In the last year, the AAF has started to routinely deliver laser-guided bombs from its Embraer A-29 Super Tucano attack aircraft, and BAE Systems Advanced Precision Kill Weapon System rockets from its Cessna AC-208 Eliminators – a military variant of the Caravan. Moreover, crews are better able to limit collateral damage and reduce civilian casualties.
Overall, the AAF has 206 aircraft, of which 163 are within Afghanistan, ready for either immediate use or in short-term maintenance.
Fixed-wing assets include four Lockheed Martin C-130s, 24 C-208s, 10 AC-208s, and 25 A-29s. Rotorcraft include 45 Mil Mi-17s, 49 MD Helicopters MD530s, 35 Sikorsky UH-60As, and four Mi-35s. The report says that the four Mi-35s have not been part of the authorised fleet since 2015, although the AAF still attempts to sustain them.

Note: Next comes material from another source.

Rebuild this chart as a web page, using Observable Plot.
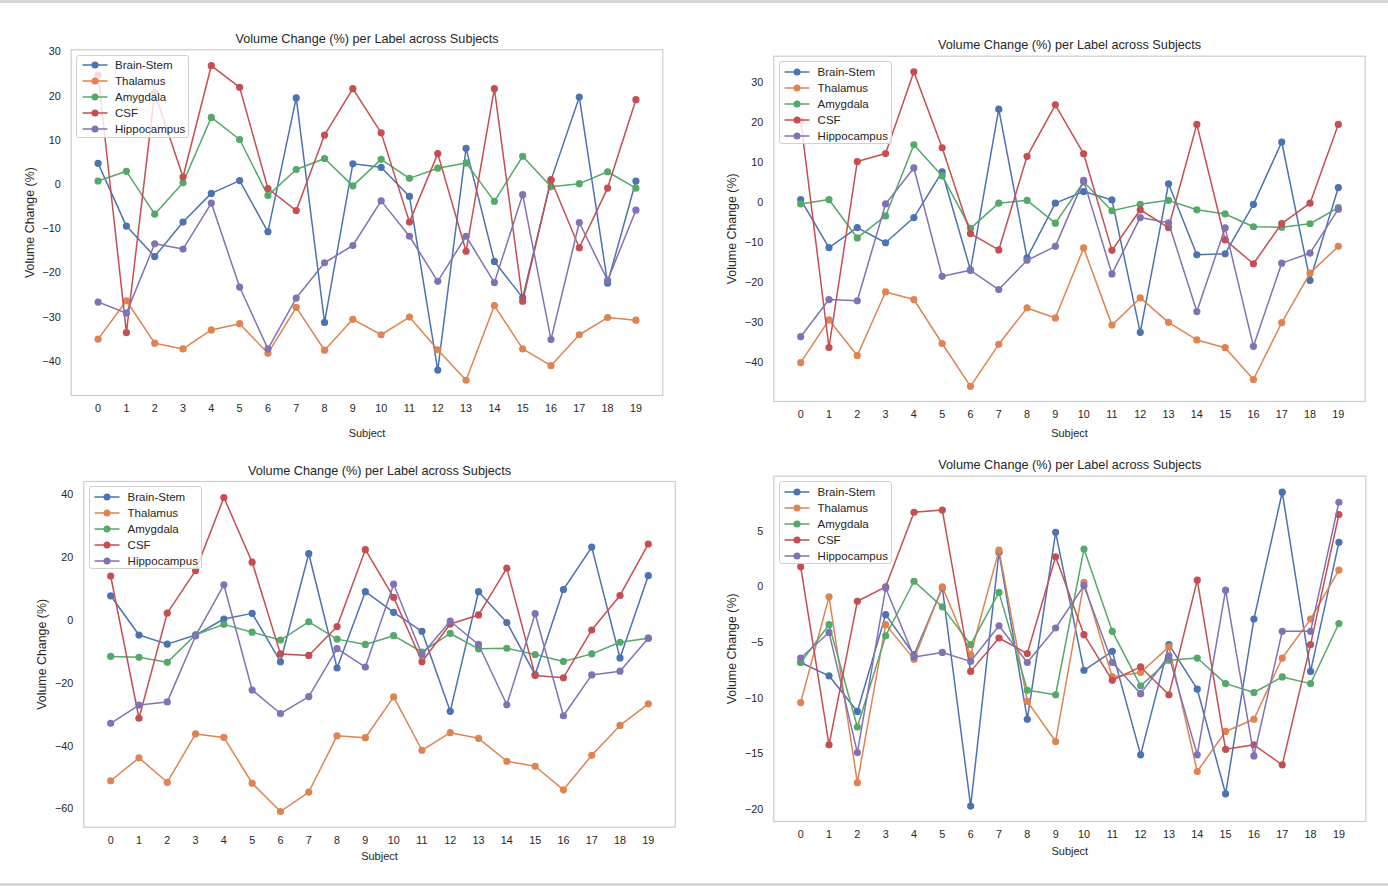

“In February 2019, the first AC-208s arrived in Kabul to support the AAF with an emerging ISR and precision strike capability,” says the DoD report.

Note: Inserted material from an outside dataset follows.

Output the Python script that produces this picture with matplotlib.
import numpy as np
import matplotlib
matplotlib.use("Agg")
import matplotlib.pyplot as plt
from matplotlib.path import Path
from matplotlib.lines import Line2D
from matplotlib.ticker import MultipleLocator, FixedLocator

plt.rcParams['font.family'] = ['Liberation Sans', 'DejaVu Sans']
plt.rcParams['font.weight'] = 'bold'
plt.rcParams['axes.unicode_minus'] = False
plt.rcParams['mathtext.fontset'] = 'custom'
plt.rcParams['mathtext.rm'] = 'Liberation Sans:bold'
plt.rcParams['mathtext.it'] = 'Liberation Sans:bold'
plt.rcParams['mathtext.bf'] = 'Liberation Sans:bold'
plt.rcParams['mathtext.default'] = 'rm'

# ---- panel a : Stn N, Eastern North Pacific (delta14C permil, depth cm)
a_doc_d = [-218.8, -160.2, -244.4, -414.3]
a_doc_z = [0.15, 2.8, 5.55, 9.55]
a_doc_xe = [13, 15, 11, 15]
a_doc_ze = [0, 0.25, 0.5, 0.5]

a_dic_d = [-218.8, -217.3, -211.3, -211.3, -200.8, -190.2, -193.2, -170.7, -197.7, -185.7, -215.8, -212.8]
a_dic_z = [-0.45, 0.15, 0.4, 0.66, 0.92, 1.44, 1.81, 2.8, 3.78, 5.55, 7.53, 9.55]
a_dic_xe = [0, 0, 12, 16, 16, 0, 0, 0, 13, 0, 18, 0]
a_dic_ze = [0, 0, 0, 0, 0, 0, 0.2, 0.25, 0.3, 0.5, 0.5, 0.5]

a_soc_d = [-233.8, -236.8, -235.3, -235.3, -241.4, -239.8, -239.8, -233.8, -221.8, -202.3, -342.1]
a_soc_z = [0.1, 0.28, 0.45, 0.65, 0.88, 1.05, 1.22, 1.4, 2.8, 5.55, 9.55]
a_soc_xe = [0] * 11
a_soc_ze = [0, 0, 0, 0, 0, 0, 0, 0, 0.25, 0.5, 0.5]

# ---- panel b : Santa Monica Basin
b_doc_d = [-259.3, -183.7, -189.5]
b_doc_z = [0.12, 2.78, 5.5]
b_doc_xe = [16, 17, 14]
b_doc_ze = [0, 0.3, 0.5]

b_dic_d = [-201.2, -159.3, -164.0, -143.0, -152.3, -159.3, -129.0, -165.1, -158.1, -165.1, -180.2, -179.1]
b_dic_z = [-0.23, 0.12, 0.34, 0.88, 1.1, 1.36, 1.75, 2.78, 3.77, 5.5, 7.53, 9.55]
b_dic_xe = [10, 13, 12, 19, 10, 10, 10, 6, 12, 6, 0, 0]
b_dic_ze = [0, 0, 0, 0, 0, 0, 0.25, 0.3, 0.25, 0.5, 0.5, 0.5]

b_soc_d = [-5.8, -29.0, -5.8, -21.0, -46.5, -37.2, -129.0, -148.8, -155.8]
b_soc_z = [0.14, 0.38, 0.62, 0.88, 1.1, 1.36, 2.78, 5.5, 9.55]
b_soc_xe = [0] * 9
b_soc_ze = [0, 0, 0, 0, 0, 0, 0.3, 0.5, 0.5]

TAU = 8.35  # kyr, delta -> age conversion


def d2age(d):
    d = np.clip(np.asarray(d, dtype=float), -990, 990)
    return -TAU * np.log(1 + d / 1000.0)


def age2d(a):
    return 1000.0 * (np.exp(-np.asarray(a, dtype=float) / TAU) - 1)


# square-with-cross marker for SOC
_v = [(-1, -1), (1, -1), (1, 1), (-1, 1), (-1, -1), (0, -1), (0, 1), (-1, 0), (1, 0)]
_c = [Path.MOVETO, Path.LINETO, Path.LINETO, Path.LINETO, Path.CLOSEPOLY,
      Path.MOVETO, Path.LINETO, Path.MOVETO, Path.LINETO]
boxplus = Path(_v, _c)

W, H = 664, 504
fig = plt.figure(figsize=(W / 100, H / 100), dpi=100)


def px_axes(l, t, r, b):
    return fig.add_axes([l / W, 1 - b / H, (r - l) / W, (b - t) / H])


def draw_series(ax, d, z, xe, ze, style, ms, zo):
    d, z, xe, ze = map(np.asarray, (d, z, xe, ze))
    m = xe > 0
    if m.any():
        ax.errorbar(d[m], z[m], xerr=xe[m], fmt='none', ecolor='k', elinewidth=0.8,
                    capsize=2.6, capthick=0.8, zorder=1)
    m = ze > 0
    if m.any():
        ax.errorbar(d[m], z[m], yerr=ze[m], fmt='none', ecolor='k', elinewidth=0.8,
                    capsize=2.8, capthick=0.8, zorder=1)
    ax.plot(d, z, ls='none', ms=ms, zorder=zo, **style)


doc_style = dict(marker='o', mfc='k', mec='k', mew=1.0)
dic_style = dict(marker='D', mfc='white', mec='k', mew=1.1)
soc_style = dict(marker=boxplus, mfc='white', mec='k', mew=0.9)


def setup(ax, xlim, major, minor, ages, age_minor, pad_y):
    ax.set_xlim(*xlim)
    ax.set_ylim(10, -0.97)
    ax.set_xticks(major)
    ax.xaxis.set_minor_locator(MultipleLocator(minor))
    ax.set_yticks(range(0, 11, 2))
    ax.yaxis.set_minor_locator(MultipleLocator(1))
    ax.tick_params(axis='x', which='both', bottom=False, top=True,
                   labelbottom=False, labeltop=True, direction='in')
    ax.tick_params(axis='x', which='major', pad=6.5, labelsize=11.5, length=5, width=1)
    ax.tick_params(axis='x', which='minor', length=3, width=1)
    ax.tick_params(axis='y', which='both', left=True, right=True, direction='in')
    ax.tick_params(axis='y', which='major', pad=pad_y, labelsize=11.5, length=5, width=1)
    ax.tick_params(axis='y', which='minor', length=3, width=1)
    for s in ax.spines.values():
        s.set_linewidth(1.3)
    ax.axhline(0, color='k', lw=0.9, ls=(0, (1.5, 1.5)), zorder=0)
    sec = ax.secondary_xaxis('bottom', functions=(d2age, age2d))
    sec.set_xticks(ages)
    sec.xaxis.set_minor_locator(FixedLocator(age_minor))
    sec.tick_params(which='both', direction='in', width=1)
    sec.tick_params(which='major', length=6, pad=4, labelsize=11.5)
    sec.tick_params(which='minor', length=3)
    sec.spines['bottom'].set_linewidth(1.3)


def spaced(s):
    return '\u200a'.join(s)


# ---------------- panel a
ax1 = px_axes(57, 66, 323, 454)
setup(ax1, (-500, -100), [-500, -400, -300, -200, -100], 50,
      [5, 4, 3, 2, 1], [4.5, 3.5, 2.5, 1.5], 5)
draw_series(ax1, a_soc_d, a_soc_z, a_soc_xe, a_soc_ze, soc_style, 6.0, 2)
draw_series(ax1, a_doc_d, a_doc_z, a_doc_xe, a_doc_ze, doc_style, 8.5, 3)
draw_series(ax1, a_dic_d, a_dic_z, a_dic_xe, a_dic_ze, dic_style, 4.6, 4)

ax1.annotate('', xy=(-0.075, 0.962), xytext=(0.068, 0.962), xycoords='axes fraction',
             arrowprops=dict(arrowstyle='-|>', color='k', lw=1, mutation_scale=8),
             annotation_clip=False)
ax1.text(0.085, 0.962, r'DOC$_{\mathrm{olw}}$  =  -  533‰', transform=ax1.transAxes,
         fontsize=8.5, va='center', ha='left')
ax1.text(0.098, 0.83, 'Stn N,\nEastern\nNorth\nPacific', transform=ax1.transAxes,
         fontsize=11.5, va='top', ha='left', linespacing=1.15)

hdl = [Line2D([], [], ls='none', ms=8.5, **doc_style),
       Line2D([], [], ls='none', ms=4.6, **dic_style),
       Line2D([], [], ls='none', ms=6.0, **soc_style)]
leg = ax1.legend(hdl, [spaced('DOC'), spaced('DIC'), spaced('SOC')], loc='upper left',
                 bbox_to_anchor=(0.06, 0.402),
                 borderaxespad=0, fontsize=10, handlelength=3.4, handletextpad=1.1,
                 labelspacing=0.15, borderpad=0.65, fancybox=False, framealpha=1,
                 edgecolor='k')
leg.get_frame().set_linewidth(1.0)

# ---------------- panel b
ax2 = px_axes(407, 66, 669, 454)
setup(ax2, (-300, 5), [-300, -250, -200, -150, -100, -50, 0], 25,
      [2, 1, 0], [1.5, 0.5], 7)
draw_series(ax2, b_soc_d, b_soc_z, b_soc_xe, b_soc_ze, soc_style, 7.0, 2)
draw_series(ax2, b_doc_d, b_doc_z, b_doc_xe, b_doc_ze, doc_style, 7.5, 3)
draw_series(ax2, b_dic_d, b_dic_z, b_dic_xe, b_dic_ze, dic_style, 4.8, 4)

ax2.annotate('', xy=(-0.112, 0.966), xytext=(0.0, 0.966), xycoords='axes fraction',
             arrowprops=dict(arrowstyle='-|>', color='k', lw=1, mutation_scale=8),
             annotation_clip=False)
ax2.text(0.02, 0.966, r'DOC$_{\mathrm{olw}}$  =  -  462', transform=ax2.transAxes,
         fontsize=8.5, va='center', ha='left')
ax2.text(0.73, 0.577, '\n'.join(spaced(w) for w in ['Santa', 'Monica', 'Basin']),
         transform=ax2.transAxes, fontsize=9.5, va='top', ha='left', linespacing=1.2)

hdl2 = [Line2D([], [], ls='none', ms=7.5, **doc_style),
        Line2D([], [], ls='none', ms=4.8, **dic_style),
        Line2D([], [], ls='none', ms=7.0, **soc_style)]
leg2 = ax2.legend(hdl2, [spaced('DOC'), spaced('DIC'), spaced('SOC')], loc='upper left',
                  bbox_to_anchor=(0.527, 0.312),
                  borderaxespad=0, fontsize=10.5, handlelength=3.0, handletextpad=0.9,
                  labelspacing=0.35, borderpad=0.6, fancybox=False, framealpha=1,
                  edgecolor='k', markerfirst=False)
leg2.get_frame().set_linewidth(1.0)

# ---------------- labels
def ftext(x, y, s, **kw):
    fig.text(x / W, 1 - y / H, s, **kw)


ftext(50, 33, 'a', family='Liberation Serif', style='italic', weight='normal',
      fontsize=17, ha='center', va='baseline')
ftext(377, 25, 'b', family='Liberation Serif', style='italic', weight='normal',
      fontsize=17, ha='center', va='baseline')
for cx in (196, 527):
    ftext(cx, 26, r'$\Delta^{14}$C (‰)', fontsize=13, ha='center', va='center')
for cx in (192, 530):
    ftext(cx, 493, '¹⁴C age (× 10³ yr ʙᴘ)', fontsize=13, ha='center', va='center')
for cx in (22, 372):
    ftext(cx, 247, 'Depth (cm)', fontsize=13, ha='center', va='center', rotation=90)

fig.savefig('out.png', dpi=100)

“Since then, AC-208 combat capabilities have risen steadily including the capability to use the [L3 Wescam] MX-15’s laser-designator feature to enable an AC-208 to ’buddy lase’ or guide a laser-guided bomb from an A-29, for partnered A-29 missions. The AC-208 fleet is also developing a night operations capability.”
In addition, the country’s Special Mission Wing has its own fleet of Mi-17s, the only part of the Afghan military with night vision and helicopter air assault capabilities. The US government plans to replace this force of Mi-17s with an unspecified number of Boeing CH-47 Chinooks by the end of 2023.
In addition, the military is growing increasingly proficient using UAVs, namely 57 Insitu ScanEagles and 120 Challenger Aerospace Systems Wolfhounds.
Challenges remain a lack of qualified candidates both for flight and maintenance crews. The lack of proficiency in English is also an issue.
“The AAF will always require some level of long-term contractor support, but is it on a path to independent operations for the day-to-day generation of operations,” the report says.
Nonetheless, the AAF will continue to rely on allied air forces for sortie generation. A table shows that in 2019 it operated 44% of all sorties, compared with 56% for coalition forces. This is below the 2018 figure of 50%, but a major improvement over 12% of sorties in 2014.